Inclusive leadership produces tangible outcomes. When team members feel safe raising a concern, projects run better. When people from different backgrounds bring different perspectives to a complex problem, the solution is stronger. When a manager advocates for someone who might otherwise be overlooked, that person stays, grows, and contributes in ways that compound over time. The distance between everyday inclusion and real business outcomes is shorter than most leaders expect.
Margo Martin, executive sponsor of Women @ Deltek, understands this connection between culture and leadership outcomes as well as anyone. For Margo, that connection shows up in how leaders develop people and scale impact across the organization.

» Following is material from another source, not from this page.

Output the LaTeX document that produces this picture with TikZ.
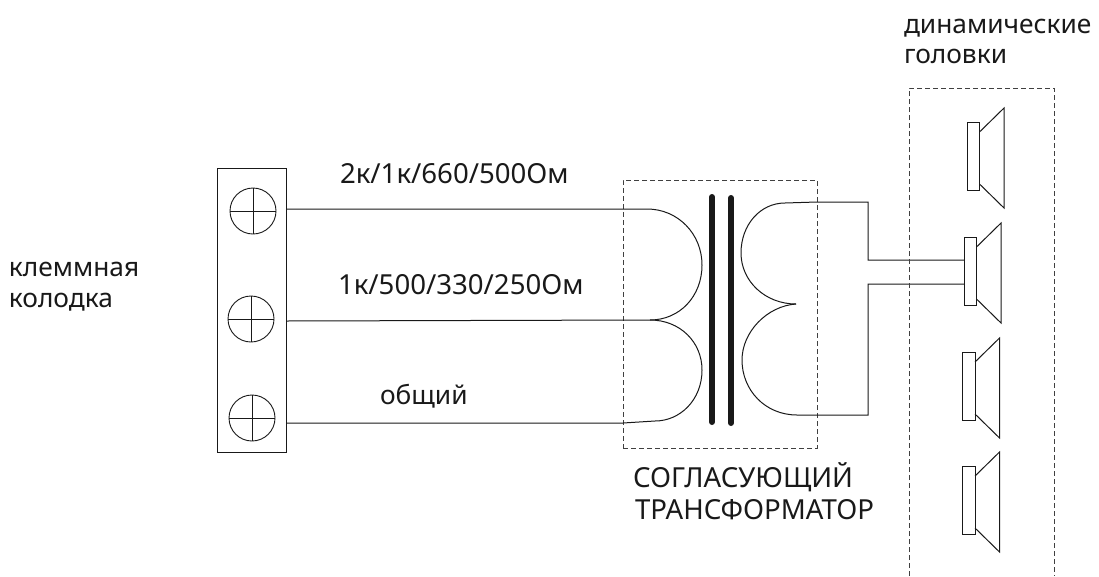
\documentclass[tikz,border=0pt]{standalone}
\usepackage{fontspec}
\setmainfont{Noto Sans}
\usetikzlibrary{calc}
\tikzset{
  lbl/.style={anchor=base west,inner sep=0pt,outer sep=0pt,font=\fontsize{27.6}{32}\selectfont,text=black!90},
  lbl low/.style={lbl,font=\fontsize{26.3}{32}\selectfont},
  thin line/.style={draw=black!90,line width=1pt},
  dash box/.style={draw=black!75,line width=1pt,dash pattern=on 5pt off 3pt},
  core/.style={draw=black!90,line width=6pt,line cap=round},
  term/.style={circle,draw=black!90,line width=0.9pt,minimum size=46pt,inner sep=0pt,
    path picture={\draw[black!90,line width=1pt] (path picture bounding box.north) -- (path picture bounding box.south)
      (path picture bounding box.west) -- (path picture bounding box.east);}},
}
% speaker: #1 name, #2 rect left x, #3 rect top y
\newcommand{\speakerdraw}[3]{%
  \node[thin line,rectangle,inner sep=0pt,outer sep=0pt,minimum width=12.5pt,minimum height=68pt,anchor=north west] (#1) at (#2,#3) {};
  \draw[thin line,line join=miter] ($(#1.north east)+(0,10)$) -- ++(24.5,-24) -- ++(0,100) -- ($(#1.south east)+(0,-6)$);
}
\begin{document}
\begin{tikzpicture}[x=1pt,y=-1pt]
\useasboundingbox (0,0) rectangle (1099,576);
% terminal block
\node[thin line,rectangle,inner sep=0pt,outer sep=0pt,minimum width=69pt,minimum height=284pt,anchor=north west] (block) at (217,168) {};
\node[term] (t1) at (253,211) {};
\node[term] (t2) at (251,319) {};
\node[term] (t3) at (252,418) {};
% transformer
\node[dash box,rectangle,inner sep=0pt,outer sep=0pt,minimum width=194pt,minimum height=268pt,anchor=north west] (tbox) at (623,180) {};
\coordinate (c1a) at (712,197); \coordinate (c1b) at (712,422);
\coordinate (c2a) at (731,198); \coordinate (c2b) at (731,423);
\draw[core] (c1a) -- (c1b);
\draw[core] (c2a) -- (c2b);
% primary
\coordinate (p1) at (block.east |- 0,209);
\coordinate (p2) at (block.east |- 0,321);
\coordinate (p3) at (block.east |- 0,423);
\coordinate (pm) at (650,320);
\draw[thin line] (p1) -- (647,209) .. controls (678,209) and (702,234) .. (702,265)
  .. controls (702,296) and (680,320) .. (pm);
\draw[thin line] (p2) -- (pm) .. controls (680,320) and (702,342) .. (702,370)
  .. controls (702,400) and (680,421) .. (655,421) -- (623,423) -- (p3);
% speakers
\speakerdraw{s1}{967}{122}
\speakerdraw{s2}{964}{237}
\speakerdraw{s3}{962.5}{352}
\speakerdraw{s4}{962.5}{466}
% secondary
\coordinate (sm) at (796,304);
\coordinate (w1) at (868,202);
\coordinate (w2) at (868,415);
\draw[thin line] (sm) .. controls (765,304) and (741,281) .. (741,253)
  .. controls (741,225) and (760,203) .. (785,203) -- (817,202) -- (w1)
  -- (w1 |- 0,260) -- (s2.west |- 0,260);
\draw[thin line] (sm) .. controls (767,306) and (742,332) .. (742,360)
  .. controls (742,390) and (765,415) .. (797,415) -- (w2)
  -- (w2 |- 0,284) -- (s2.west |- 0,284);
% speaker frame (open at the bottom)
\coordinate (f1) at (909,576); \coordinate (f2) at (909,88);
\coordinate (f3) at (1054,88); \coordinate (f4) at (1054,576);
\draw[dash box] (f1) -- (f2) -- (f3) -- (f4);
% labels
\node[lbl low] (l1) at (904,33) {динамические};
\node[lbl low] (l2) at (904,63) {головки};
\node[lbl] (l3) at (340,183) {2к/1к/660/500Ом};
\node[lbl] (l4) at (338,294) {1к/500/330/250Ом};
\node[lbl low] (l5) at (380,404) {общий};
\node[lbl low] (l6) at (9,276) {клеммная};
\node[lbl low] (l7) at (9,307) {колодка};
\node[lbl] (l8) at (633,487) {СОГЛАСУЮЩИЙ};
\node[lbl] (l9) at (635,519) {ТРАНСФОРМАТОР};
\end{tikzpicture}
\end{document}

"Inclusive leadership isn't something that happens at the organizational level, it happens in the everyday decisions managers make for the people on their teams. When someone feels genuinely invested in and advocated for, they grow into leaders themselves. That's the business case for inclusion, and it's exactly what Women at Deltek is built on."— Margo Martin
What Inclusive Leadership Looks Like
One of the things that makes inclusion at Deltek both exciting and complex is that we are a global organization. What creates belonging in one office or culture doesn't always translate directly to another. The managers who lead across geographies need something beyond good intentions, they need cultural fluency, genuine curiosity about the people they lead, and a willingness to adapt their approach without compromising their standards.
At its best, global inclusive leadership looks like a manager in one region who proactively creates visibility for a team member in another. It looks like a leader who learns enough about the cultural context of their people to understand what psychological safety actually means to them. It looks like consistency of care expressed in ways that resonate locally.

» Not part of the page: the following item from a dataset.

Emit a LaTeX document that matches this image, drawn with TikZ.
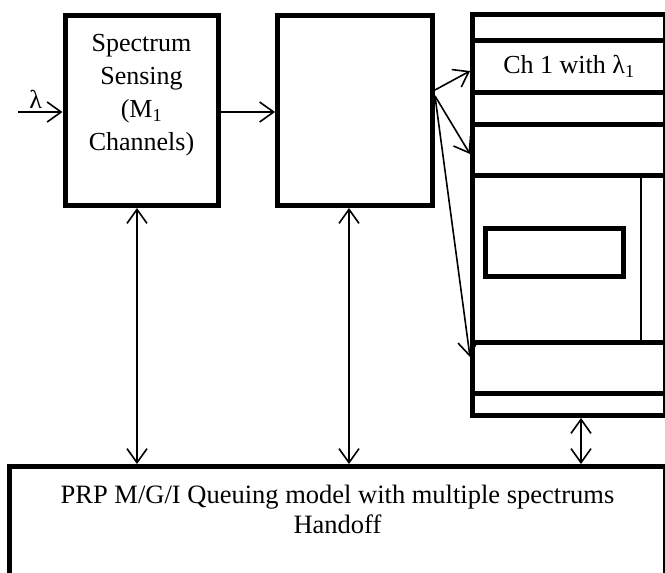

Janine Rubitski, executive sponsor of our Global Community, Inclusion & Impact (CII) Council, leads the work of building that kind of inclusion across Deltek's entire global footprint. Her perspective brings that idea into focus—what it actually takes for managers to translate consistency of care into something that resonates across cultures.

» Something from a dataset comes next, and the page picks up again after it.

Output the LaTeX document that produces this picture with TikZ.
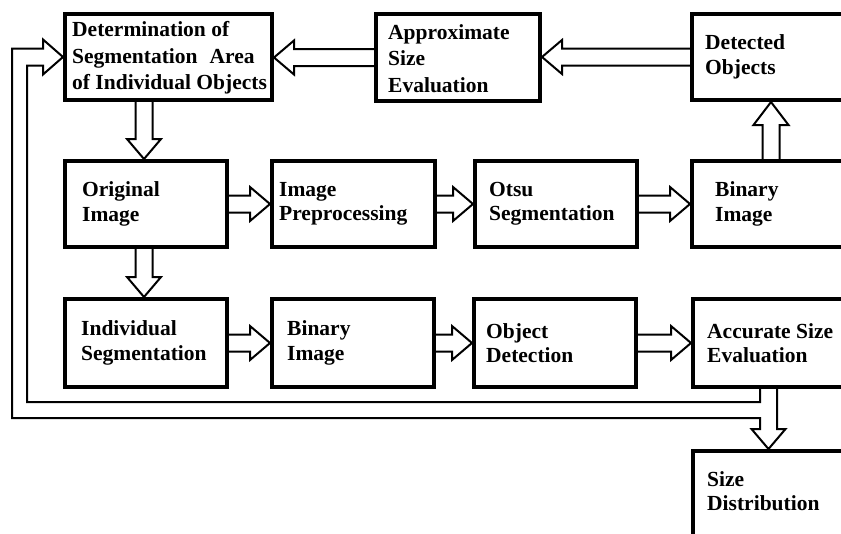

"When your team spans multiple countries and cultures, inclusion can't be a one-size-fits-all posture. What signals respect in one context doesn't always land the same way somewhere else. What I've seen through our CII work is that belonging compounds quietly; a manager who makes one deliberate decision today, about who to include, who to advocate for, whose contribution to make visible, creates a ripple that outlasts the moment. That's where culture actually gets built." — Janine Rubitski
Building It Together
Inclusion at its best is cumulative. It builds through the decisions managers make when no one is watching. It's the stretch assignment given to someone who hasn't had one in a while, the feedback delivered with honesty and care, the moment someone feels genuinely seen in a meeting. None of those moments make headlines. Together, they make a culture.
We've worked hard to build that culture with intention at Deltek. Our ERGs, our CII programming, our investment in leadership development all points toward the same belief: that people do their best work when they feel they are valued for their unique voice, experiences, strengths, skills, and contributions. And when people do their best work, our customers feel it. Our products reflect it. Our communities benefit from it.
Pride Month is a moment when many of us feel that community most acutely — when we celebrate who we are, who we work alongside, and what we're building together. The energy of that celebration is real. So is the work that sustains it long after the moment passes. That work lives in our managers, in the everyday decisions that add up to everything, and in a culture that keeps choosing to get better.